** start of Dataset entries **
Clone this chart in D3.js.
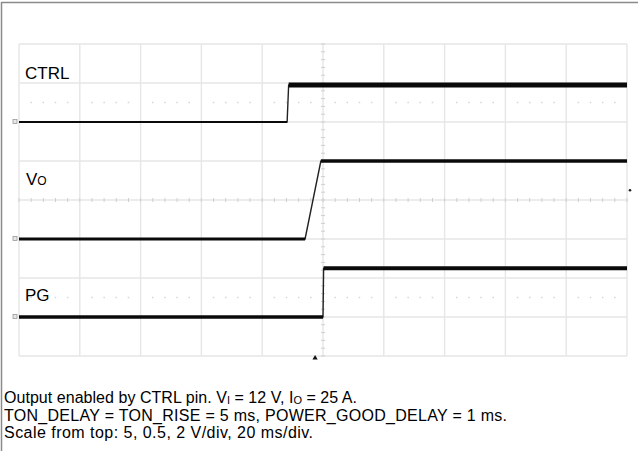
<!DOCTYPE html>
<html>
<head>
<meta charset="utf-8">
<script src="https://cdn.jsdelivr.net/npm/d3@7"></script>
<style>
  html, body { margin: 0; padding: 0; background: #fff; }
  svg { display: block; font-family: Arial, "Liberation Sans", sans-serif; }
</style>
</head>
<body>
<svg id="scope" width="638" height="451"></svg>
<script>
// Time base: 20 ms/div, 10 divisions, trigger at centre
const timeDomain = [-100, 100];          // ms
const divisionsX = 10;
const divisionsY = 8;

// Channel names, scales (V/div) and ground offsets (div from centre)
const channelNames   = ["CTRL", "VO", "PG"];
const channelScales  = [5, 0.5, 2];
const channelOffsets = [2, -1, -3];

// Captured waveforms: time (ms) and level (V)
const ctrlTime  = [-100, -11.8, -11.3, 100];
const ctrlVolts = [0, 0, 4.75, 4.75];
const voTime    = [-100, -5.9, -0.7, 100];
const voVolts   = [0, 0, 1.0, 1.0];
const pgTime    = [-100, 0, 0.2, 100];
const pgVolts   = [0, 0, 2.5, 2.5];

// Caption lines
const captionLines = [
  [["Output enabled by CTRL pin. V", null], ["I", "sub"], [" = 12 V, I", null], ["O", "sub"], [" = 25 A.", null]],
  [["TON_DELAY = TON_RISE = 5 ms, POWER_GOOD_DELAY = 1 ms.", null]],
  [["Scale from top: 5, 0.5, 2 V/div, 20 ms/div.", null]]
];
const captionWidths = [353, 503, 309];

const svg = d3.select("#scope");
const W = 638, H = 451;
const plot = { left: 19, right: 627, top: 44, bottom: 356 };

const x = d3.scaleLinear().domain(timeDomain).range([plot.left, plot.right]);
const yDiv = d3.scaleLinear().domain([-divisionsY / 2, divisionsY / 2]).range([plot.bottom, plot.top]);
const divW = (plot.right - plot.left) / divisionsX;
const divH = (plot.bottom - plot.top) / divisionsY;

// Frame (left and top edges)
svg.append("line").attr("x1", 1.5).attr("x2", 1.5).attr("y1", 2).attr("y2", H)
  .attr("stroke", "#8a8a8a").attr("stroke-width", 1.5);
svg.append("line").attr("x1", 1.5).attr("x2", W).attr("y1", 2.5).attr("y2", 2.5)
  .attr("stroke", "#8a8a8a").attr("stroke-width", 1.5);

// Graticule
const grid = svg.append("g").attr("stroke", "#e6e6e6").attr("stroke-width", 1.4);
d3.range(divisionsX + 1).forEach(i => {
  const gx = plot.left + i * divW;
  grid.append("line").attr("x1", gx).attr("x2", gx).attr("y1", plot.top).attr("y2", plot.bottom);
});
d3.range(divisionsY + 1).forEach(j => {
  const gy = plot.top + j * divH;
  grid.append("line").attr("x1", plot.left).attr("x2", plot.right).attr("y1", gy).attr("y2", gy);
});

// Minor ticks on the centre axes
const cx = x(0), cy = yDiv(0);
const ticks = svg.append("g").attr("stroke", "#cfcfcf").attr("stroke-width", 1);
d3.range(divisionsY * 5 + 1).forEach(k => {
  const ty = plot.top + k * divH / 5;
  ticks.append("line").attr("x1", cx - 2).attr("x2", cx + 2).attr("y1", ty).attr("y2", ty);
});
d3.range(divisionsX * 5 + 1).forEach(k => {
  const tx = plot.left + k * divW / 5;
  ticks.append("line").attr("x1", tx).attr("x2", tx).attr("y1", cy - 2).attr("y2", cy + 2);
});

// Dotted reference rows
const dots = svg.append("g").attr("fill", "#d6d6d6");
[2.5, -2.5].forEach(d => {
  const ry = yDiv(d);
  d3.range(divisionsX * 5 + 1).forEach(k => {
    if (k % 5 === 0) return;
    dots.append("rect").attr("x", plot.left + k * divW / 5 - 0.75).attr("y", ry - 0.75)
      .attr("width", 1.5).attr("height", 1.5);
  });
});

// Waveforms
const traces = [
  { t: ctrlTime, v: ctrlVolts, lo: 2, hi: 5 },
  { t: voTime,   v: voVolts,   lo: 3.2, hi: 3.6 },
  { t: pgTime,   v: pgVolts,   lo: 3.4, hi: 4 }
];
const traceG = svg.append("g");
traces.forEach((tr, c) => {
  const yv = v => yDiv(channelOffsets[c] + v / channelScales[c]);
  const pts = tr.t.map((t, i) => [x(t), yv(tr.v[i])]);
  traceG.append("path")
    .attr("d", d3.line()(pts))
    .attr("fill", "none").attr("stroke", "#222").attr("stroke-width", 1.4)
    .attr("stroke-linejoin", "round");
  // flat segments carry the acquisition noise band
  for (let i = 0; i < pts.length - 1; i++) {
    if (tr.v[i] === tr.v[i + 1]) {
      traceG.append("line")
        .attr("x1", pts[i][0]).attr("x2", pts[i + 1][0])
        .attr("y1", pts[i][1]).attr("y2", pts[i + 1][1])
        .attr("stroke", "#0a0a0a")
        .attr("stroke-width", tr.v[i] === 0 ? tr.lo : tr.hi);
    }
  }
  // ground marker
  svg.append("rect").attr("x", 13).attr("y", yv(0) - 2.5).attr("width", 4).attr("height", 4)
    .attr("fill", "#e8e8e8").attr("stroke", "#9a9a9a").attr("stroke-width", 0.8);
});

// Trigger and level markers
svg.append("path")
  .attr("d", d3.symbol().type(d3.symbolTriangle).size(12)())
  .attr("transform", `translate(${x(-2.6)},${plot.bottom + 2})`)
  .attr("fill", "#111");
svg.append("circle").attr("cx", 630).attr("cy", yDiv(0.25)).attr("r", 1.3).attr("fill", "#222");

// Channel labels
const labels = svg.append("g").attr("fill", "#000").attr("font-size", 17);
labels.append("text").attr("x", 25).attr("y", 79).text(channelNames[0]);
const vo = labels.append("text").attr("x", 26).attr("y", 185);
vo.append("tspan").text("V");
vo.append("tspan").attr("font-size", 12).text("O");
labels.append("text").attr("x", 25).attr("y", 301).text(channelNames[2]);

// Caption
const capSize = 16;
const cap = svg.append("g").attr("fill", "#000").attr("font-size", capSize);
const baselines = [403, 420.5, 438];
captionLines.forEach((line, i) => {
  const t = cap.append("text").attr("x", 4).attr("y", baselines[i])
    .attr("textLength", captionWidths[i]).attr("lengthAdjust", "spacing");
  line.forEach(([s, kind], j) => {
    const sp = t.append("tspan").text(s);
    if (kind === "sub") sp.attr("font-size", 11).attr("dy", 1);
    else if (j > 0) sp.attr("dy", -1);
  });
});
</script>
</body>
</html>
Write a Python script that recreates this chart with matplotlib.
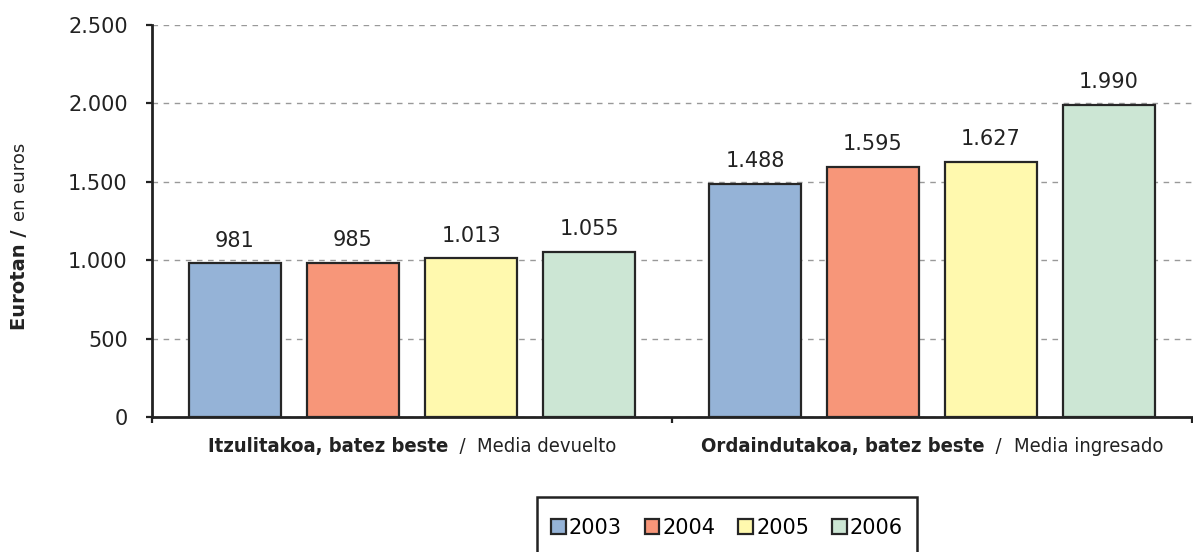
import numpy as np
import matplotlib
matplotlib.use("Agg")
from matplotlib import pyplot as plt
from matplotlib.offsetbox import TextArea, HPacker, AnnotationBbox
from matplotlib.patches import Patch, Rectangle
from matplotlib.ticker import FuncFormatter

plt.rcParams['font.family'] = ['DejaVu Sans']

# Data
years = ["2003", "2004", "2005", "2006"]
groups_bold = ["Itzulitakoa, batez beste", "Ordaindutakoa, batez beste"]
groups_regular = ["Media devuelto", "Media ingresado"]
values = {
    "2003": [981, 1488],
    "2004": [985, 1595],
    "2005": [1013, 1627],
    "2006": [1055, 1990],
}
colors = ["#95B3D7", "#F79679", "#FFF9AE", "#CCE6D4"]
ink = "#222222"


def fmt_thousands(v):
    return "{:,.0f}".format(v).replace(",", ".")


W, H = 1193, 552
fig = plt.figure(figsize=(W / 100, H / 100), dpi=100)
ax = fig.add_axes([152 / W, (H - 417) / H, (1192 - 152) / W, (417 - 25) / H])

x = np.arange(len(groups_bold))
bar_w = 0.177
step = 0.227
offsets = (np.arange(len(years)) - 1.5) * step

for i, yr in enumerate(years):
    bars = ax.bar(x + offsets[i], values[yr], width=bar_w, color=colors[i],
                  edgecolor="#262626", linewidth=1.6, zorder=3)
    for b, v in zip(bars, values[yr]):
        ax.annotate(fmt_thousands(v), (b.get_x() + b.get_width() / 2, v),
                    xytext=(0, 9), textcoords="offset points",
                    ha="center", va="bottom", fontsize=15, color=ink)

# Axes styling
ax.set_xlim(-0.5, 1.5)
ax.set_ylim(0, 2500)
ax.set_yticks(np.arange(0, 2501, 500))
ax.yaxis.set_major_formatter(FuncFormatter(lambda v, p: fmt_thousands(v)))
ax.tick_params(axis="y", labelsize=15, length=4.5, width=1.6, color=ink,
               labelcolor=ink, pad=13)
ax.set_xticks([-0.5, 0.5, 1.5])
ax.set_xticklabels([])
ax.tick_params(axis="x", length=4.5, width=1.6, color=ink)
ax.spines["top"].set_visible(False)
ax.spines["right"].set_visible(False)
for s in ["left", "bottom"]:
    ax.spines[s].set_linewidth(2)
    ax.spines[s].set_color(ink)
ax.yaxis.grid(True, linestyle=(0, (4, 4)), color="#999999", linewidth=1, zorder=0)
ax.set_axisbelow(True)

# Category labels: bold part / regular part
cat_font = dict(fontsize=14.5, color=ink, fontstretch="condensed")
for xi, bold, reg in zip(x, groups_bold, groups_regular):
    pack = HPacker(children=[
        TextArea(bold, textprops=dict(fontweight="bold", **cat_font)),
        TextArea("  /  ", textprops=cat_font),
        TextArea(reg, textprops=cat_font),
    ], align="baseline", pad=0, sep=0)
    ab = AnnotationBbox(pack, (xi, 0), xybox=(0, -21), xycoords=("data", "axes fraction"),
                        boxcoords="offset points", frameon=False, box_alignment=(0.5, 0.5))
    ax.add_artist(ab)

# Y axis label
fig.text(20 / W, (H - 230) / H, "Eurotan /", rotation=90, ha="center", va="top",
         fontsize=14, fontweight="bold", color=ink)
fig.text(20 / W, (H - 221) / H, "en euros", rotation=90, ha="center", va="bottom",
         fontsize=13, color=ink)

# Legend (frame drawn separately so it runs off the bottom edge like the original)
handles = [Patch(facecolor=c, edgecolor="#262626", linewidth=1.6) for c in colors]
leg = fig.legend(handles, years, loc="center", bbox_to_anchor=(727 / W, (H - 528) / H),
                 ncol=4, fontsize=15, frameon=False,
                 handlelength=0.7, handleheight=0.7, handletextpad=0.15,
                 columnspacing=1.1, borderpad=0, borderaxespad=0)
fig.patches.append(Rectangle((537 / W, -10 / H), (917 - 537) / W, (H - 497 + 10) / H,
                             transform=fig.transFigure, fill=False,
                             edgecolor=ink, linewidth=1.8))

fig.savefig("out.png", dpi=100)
** end of Dataset entries **
_Challenge_
Write out, exactly and with nothing added, everything from the line with "Write a Python" down to the line with "offsets = (np.arange(len(years))", both included. Drop any pictures.

_Correct answer_
Write a Python script that recreates this chart with matplotlib.
import numpy as np
import matplotlib
matplotlib.use("Agg")
from matplotlib import pyplot as plt
from matplotlib.offsetbox import TextArea, HPacker, AnnotationBbox
from matplotlib.patches import Patch, Rectangle
from matplotlib.ticker import FuncFormatter

plt.rcParams['font.family'] = ['DejaVu Sans']

# Data
years = ["2003", "2004", "2005", "2006"]
groups_bold = ["Itzulitakoa, batez beste", "Ordaindutakoa, batez beste"]
groups_regular = ["Media devuelto", "Media ingresado"]
values = {
    "2003": [981, 1488],
    "2004": [985, 1595],
    "2005": [1013, 1627],
    "2006": [1055, 1990],
}
colors = ["#95B3D7", "#F79679", "#FFF9AE", "#CCE6D4"]
ink = "#222222"


def fmt_thousands(v):
    return "{:,.0f}".format(v).replace(",", ".")


W, H = 1193, 552
fig = plt.figure(figsize=(W / 100, H / 100), dpi=100)
ax = fig.add_axes([152 / W, (H - 417) / H, (1192 - 152) / W, (417 - 25) / H])

x = np.arange(len(groups_bold))
bar_w = 0.177
step = 0.227
offsets = (np.arange(len(years)) - 1.5) * step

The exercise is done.